Una folla commossa, studenti in lacrime e l’intera comunità riunita attorno alla famiglia di Nadia Lepore, la professoressa 48enne morta in seguito a un tragico incidente in moto, ha riempito oggi la parrocchiale di Stezzano per l’ultimo saluto. L’insegnante, molto conosciuta e stimata, è deceduta il 9 giugno dopo sette giorni di coma, a causa delle gravissime ferite riportate nello schianto avvenuto sull’autostrada A4.
Tra i banchi della chiesa, gremita fin dal primo pomeriggio, tantissimi studenti e colleghi: «Nadia è stata una donna di grande valore – ha detto nell’omelia don Cesare Micheletti, parroco del paese – perché ha cercato di voler bene e di farsi voler bene». Accanto a lui, don Manuel Lodetti, curato della parrocchia, ha ricordato la professoressa come una donna «saggia e generosa, capace di vivere per gli altri, di fondare la sua esistenza sui valori più autentici, quelli ricevuti dalla sua famiglia e condivisi con il marito Dario».

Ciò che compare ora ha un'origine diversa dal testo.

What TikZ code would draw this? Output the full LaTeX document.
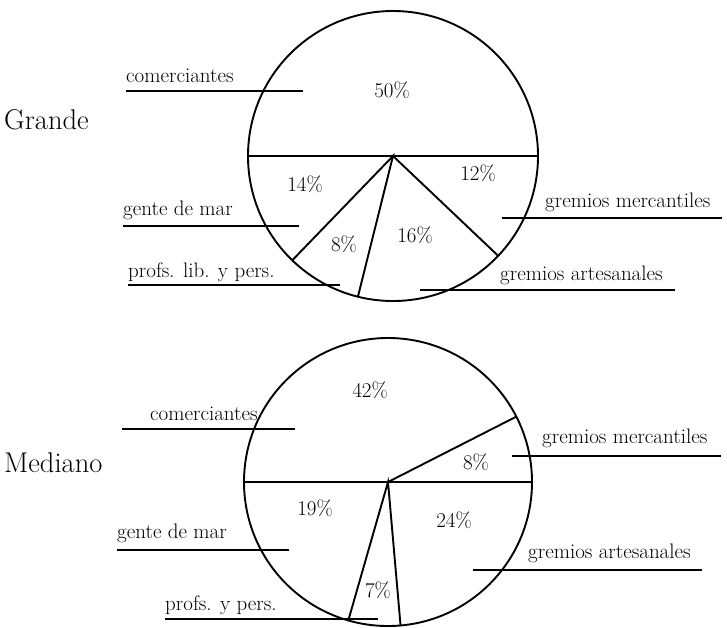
\documentclass[tikz,border=0pt]{standalone}
\usetikzlibrary{calc}
\begin{document}
\begin{tikzpicture}[x=1pt,y=-1pt,
  pie/.style={line width=1.9pt},
  uline/.style={line width=1.4pt},
  lab/.style={font=\fontsize{21}{25}\selectfont, anchor=base west, inner sep=0pt},
  pct/.style={font=\fontsize{21}{25}\selectfont, inner sep=0pt},
  title/.style={font=\fontsize{28.5}{32}\selectfont, anchor=base west, inner sep=0pt}]
\useasboundingbox (0,0) rectangle (727,627);
% ---------- Grande ----------
\coordinate (c1) at (393,156);
\draw[pie] (c1) circle[radius=145pt];
\draw[pie] ($(c1)+(180:145pt)$) -- ($(c1)+(0:145pt)$);
\draw[pie] ($(c1)+(226:145pt)$) -- (c1) -- ($(c1)+(256:145pt)$);
\draw[pie] (c1) -- ($(c1)+(316.5:145pt)$);
\node[title] (grande) at (4,129) {Grande};
\node[lab] (com1) at (126,82) {comerciantes};
\node[lab] (gen1) at (123,215) {gente de mar};
\node[lab] (pro1) at (128,277) {profs. lib. y pers.};
\node[lab] (mer1) at (545,207) {gremios mercantiles};
\node[lab] (art1) at (500,280) {gremios artesanales};
\draw[uline] (126,91) -- (303,91);
\draw[uline] (123,226) -- (299,226);
\draw[uline] (128,285) -- (340,285);
\draw[uline] (502,218) -- (722,218);
\draw[uline] (420,290) -- (675,290);
\node[pct] (p50) at (392,90) {50\%};
\node[pct] (p14) at (305,184) {14\%};
\node[pct] (p8a) at (344,244) {8\%};
\node[pct] (p16) at (415,235) {16\%};
\node[pct] (p12) at (478,173) {12\%};
% ---------- Mediano ----------
\coordinate (c2) at (388,482);
\draw[pie] (c2) circle[radius=144pt];
\draw[pie] ($(c2)+(180:144pt)$) -- ($(c2)+(0:144pt)$);
\draw[pie] ($(c2)+(27:144pt)$) -- (c2);
\draw[pie] ($(c2)+(254:144pt)$) -- (c2) -- ($(c2)+(275:144pt)$);
\node[title] (med) at (4,472) {Mediano};
\node[lab] (com2) at (150,420) {comerciantes};
\node[lab] (gen2) at (117,538) {gente de mar};
\node[lab] (pro2) at (165,610) {profs. y pers.};
\node[lab] (mer2) at (542,443) {gremios mercantiles};
\node[lab] (art2) at (528,558) {gremios artesanales};
\draw[uline] (122,429) -- (295,429);
\draw[uline] (117,550) -- (289,550);
\draw[uline] (165,619) -- (378,619);
\draw[uline] (512,456) -- (721,456);
\draw[uline] (473,570) -- (702,570);
\node[pct] (p42) at (370,390) {42\%};
\node[pct] (p8b) at (476,462) {8\%};
\node[pct] (p19) at (315,508) {19\%};
\node[pct] (p24) at (454,520) {24\%};
\node[pct] (p7) at (378,590) {7\%};
\end{tikzpicture}
\end{document}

Una tragica fatalità sull’autostrada A4
L’incidente risale al 2 giugno, quando Nadia viaggiava in moto con il marito Dario Carozza, di ritorno da una giornata al mare. Attorno alle 18.30, nel tratto tra Soave e Montebello in direzione Bergamo, la gomma posteriore del maxi scooter è improvvisamente scoppiata, causando la perdita di controllo del mezzo e il conseguente schianto sull’asfalto. Nadia è apparsa subito in condizioni gravissime; è rimasta in coma per una settimana prima di spegnersi nel pomeriggio di lunedì 9 giugno. Il marito, rimasto ferito, è tuttora ricoverato in ospedale.
Una comunità in lutto
La notizia ha scosso profondamente l’intero comune di Stezzano, dove Nadia Lepore viveva e insegnava con dedizione. Lascia nel dolore, oltre al marito Dario, anche la madre Bernardette, il padre Daniele e il fratello Dario. «Nadia ci invita a fondare la nostra vita sulla roccia, su quei principi che la rendono meravigliosa», ha concluso il parroco, affidando la memoria della docente alla forza del suo sorriso, che – come ha detto commosso – «continuerà da lassù ad accompagnare ciascuno di noi».